All lines featuring the string "this" are to be listed.

-- Begin Data shown --

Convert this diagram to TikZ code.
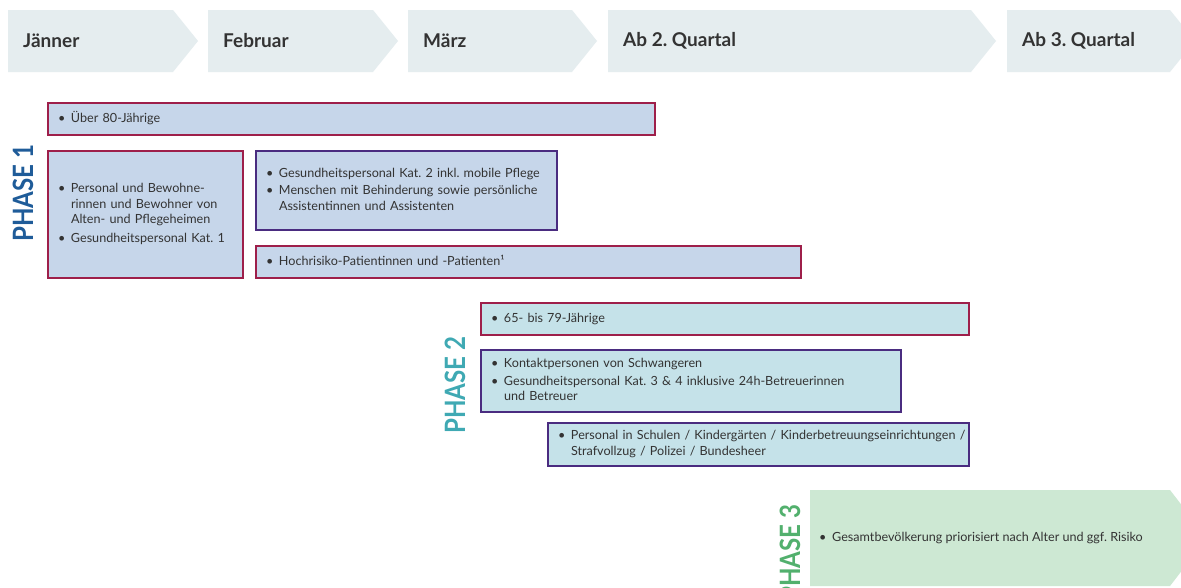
\documentclass[tikz,border=0pt]{standalone}
\usepackage{fontspec}
\setmainfont{Lato}
\usepackage{tikz}
\usetikzlibrary{calc}
\frenchspacing

\definecolor{hdrfill}{HTML}{E5EDEF}
\definecolor{fillone}{HTML}{C6D6EA}
\definecolor{filltwo}{HTML}{C5E2E9}
\definecolor{fillthree}{HTML}{CDE8D3}
\definecolor{titleone}{HTML}{1F5C99}
\definecolor{titletwo}{HTML}{3FA9B3}
\definecolor{titlethree}{HTML}{52B06D}
\definecolor{redline}{HTML}{9E1F4A}
\definecolor{violetline}{HTML}{4A2C80}
\definecolor{txt}{HTML}{333333}

\newcommand{\itm}[1]{\makebox[13pt][l]{\textbullet}\begin{tabular}[t]{@{}l@{}}#1\end{tabular}}

\begin{document}
\begin{tikzpicture}[x=1pt,y=-1pt,
      hdrtext/.style={font=\fontsize{19}{22}\selectfont\bfseries, text=txt, anchor=west, inner sep=0pt},
      box/.style={draw, line width=1.6pt, anchor=north west, outer sep=0pt,
        inner xsep=10pt, inner ysep=0pt, align=left, text=txt,
        font=\fontsize{12.6}{15.5}\selectfont},
      red edge/.style={draw=redline},
      violet edge/.style={draw=violetline},
      phase title/.style={rotate=90, xscale=0.86, inner sep=0pt,
        font=\fontsize{28}{28}\selectfont\bfseries}]

      \useasboundingbox (0,0) rectangle (1181,587);
      \clip (0,0) rectangle (1181,587);
      \fill[white] (0,0) rectangle (1181,587);

      \foreach \xa/\xb/\lbl [count=\i] in {8/173/Jänner, 208/373/Februar, 408/572/März,
          608/971/Ab 2. Quartal, 1007/1170/Ab 3. Quartal}{
        \fill[hdrfill] (\xa,10) -- (\xb,10) -- ++(25,31) -- (\xb,72) -- (\xa,72) -- cycle;
        \node[hdrtext] (month\i) at (\xa+15,41) {\lbl};
      }

      \node[phase title, text=titleone] (phaseone) at (23,193) {PHASE 1};
      \node[box, red edge, fill=fillone, text width=587pt, minimum height=32pt]
        (ueber80) at (48,103) {\itm{Über 80-Jährige}};
      \node[box, red edge, fill=fillone, text width=175pt, minimum height=127pt]
        (heime) at (48,151) {\itm{Personal und Bewohne-\\rinnen und Bewohner von\\Alten- und Pflegeheimen}\\[2pt]
          \itm{Gesundheitspersonal Kat. 1}};
      \node[box, violet edge, fill=fillone, text width=281pt, minimum height=79pt]
        (katzwei) at (256,151) {\itm{Gesundheitspersonal Kat. 2 inkl. mobile Pflege}\\[2pt]
          \itm{Menschen mit Behinderung sowie persönliche\\Assistentinnen und Assistenten}};
      \node[box, red edge, fill=fillone, text width=525pt, minimum height=32pt]
        (risiko) at (256,246) {\itm{Hochrisiko-Patientinnen und -Patienten¹}};

      \node[phase title, text=titletwo] (phasetwo) at (455,385) {PHASE 2};
      \node[box, red edge, fill=filltwo, text width=468pt, minimum height=32pt]
        (alter) at (481,303) {\itm{65- bis 79-Jährige}};
      \node[box, violet edge, fill=filltwo, text width=400pt, minimum height=62pt]
        (kontakt) at (481,350) {\itm{Kontaktpersonen von Schwangeren}\\[2pt]
          \itm{Gesundheitspersonal Kat. 3 \& 4 inklusive 24h-Betreuerinnen\\und Betreuer}};
      \node[box, violet edge, fill=filltwo, text width=401pt, minimum height=43pt]
        (schulen) at (548,423) {\itm{Personal in Schulen / Kindergärten / Kinderbetreuungseinrichtungen /\\Strafvollzug / Polizei / Bundesheer}};

      \node[phase title, text=titlethree] (phasethree) at (790,553) {PHASE 3};
      \fill[fillthree] (810,490) -- (1170,490) -- (1207,538) -- (1170,586) -- (810,586) -- cycle;
      \node[anchor=west, inner sep=0pt, text=txt, font=\fontsize{12.6}{15.5}\selectfont]
        (gesamt) at (819,538) {\itm{Gesamtbevölkerung priorisiert nach Alter und ggf. Risiko}};
\end{tikzpicture}
\end{document}
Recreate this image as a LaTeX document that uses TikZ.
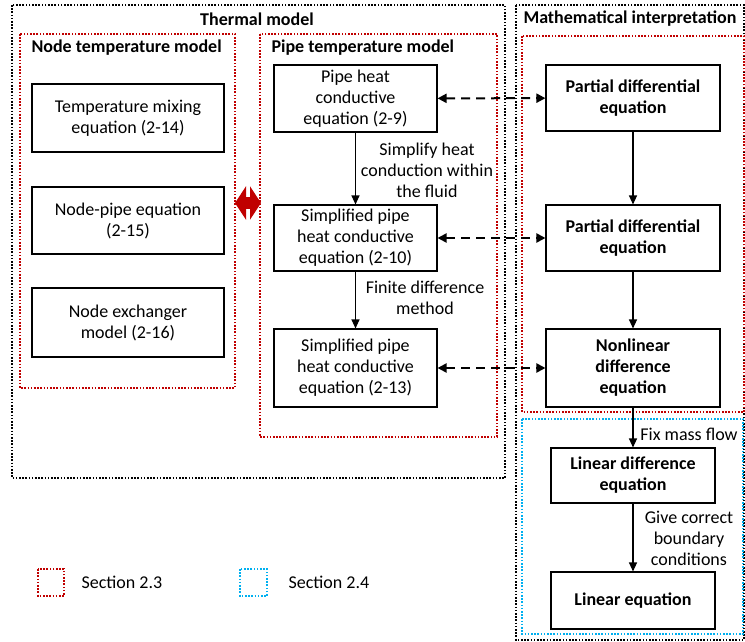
\documentclass[tikz,border=0pt]{standalone}
\usepackage{fontspec}
\setmainfont{Carlito}
\usetikzlibrary{arrows.meta,positioning}
\definecolor{secred}{RGB}{192,0,0}
\definecolor{seccyan}{RGB}{0,176,240}
\tikzset{
  eqbox/.style     = {draw, line width=1.1pt, align=center, inner sep=2pt,
                      font=\fontsize{18}{21}\selectfont},
  mathbox/.style   = {eqbox, font=\bfseries\fontsize{18}{21}\selectfont},
  frame/.style     = {line width=1.6pt, dash pattern=on 1.6pt off 1.6pt},
  title/.style     = {font=\bfseries\fontsize{18}{21}\selectfont},
  steplabel/.style = {align=center, font=\fontsize{18}{21}\selectfont},
  flow/.style      = {-{Triangle[length=9pt,width=8pt]}, line width=1.2pt},
  link/.style      = {{Triangle[length=9pt,width=9pt]}-{Triangle[length=9pt,width=9pt]},
                      line width=2pt, dash pattern=on 9pt off 6pt},
  swap/.style      = {{Triangle[length=11pt,width=33pt]}-{Triangle[length=11pt,width=33pt]},
                      line width=12pt, secred},
}

\begin{document}
\begin{tikzpicture}[x=1pt,y=-1pt]
  \useasboundingbox (0,0) rectangle (745,642);

  % frames
  \draw[frame] (12,5) rectangle (505,478);
  \draw[frame] (516,5) rectangle (744,640);
  \draw[frame,secred] (20,34) rectangle (235,388);
  \draw[frame,secred] (260,34) rectangle (497,437);
  \draw[frame,secred] (522,36) rectangle (744,412);
  \draw[frame,seccyan] (522,419) rectangle (743,634);

  \node[title] (tthermal) at (257,19) {Thermal model};
  \node[title] (tmath) at (630,19) {Mathematical interpretation};
  \node[title,anchor=west] (tnode) at (28,48) {Node temperature model};
  \node[title,anchor=west] (tpipe) at (268,48) {Pipe temperature model};

  % node temperature model
  \node[eqbox,minimum width=192pt,minimum height=68pt] (mix) at (128,118)
       {Temperature mixing\\equation (2-14)};
  \node[eqbox,minimum width=192pt,minimum height=67pt] (nodepipe) at (128,220.5)
       {Node-pipe equation\\(2-15)};
  \node[eqbox,minimum width=192pt,minimum height=69pt] (exch) at (128,322.5)
       {Node exchanger\\model (2-16)};

  % pipe temperature model
  \node[eqbox,minimum width=163pt,minimum height=67pt] (pipe1) at (355.5,98.5)
       {Pipe heat\\conductive\\equation (2-9)};
  \node[eqbox,minimum width=163pt,minimum height=66pt] (pipe2) at (355.5,238)
       {Simplified pipe\\heat conductive\\equation (2-10)};
  \node[eqbox,minimum width=163pt,minimum height=78pt] (pipe3) at (355.5,368)
       {Simplified pipe\\heat conductive\\equation (2-13)};

  % mathematical interpretation
  \node[mathbox,minimum width=174pt,minimum height=66pt] (pde1) at (633,98)
       {Partial differential\\equation};
  \node[mathbox,minimum width=174pt,minimum height=66pt] (pde2) at (633,238)
       {Partial differential\\equation};
  \node[mathbox,minimum width=174pt,minimum height=78pt] (nonlin) at (633,368)
       {Nonlinear\\difference\\equation};
  \node[mathbox,minimum width=164pt,minimum height=55pt] (lindiff) at (633,475.5)
       {Linear difference\\equation};
  \node[mathbox,minimum width=164pt,minimum height=57pt] (lineq) at (633,600.5)
       {Linear equation};

  % steps
  \draw[flow] (pipe1) -- (pipe2);
  \draw[flow] (pipe2) -- (pipe3);
  \draw[flow] (pde1) -- (pde2);
  \draw[flow] (pde2) -- (nonlin);
  \draw[flow] (nonlin) -- (lindiff);
  \draw[flow] (lindiff) -- (lineq);
  \node[steplabel] (lsimp) at (427,170) {Simplify heat\\conduction within\\the fluid};
  \node[steplabel] (lfin) at (425,298) {Finite difference\\method};
  \node[steplabel] (lfix) at (689,434) {Fix mass flow};
  \node[steplabel] (lbound) at (689,538) {Give correct\\boundary\\conditions};

  % links
  \draw[link] (pipe1) -- (pde1);
  \draw[link] (pipe2) -- (pde2);
  \draw[link] (pipe3) -- (nonlin);

  \coordinate (sl) at (235,203);
  \coordinate (sr) at (261,203);
  \draw[swap] (sl) -- (sr);

  % legend
  \draw[frame,secred] (38,569) rectangle (64,596);
  \node[steplabel,anchor=west] (leg23) at (78,582) {Section 2.3};
  \draw[frame,seccyan] (240,569) rectangle (267,596);
  \node[steplabel,anchor=west] (leg24) at (285,582) {Section 2.4};
\end{tikzpicture}
\end{document}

-- End Data shown --

- _Answer_:
Convert this diagram to TikZ code.
Recreate this image as a LaTeX document that uses TikZ.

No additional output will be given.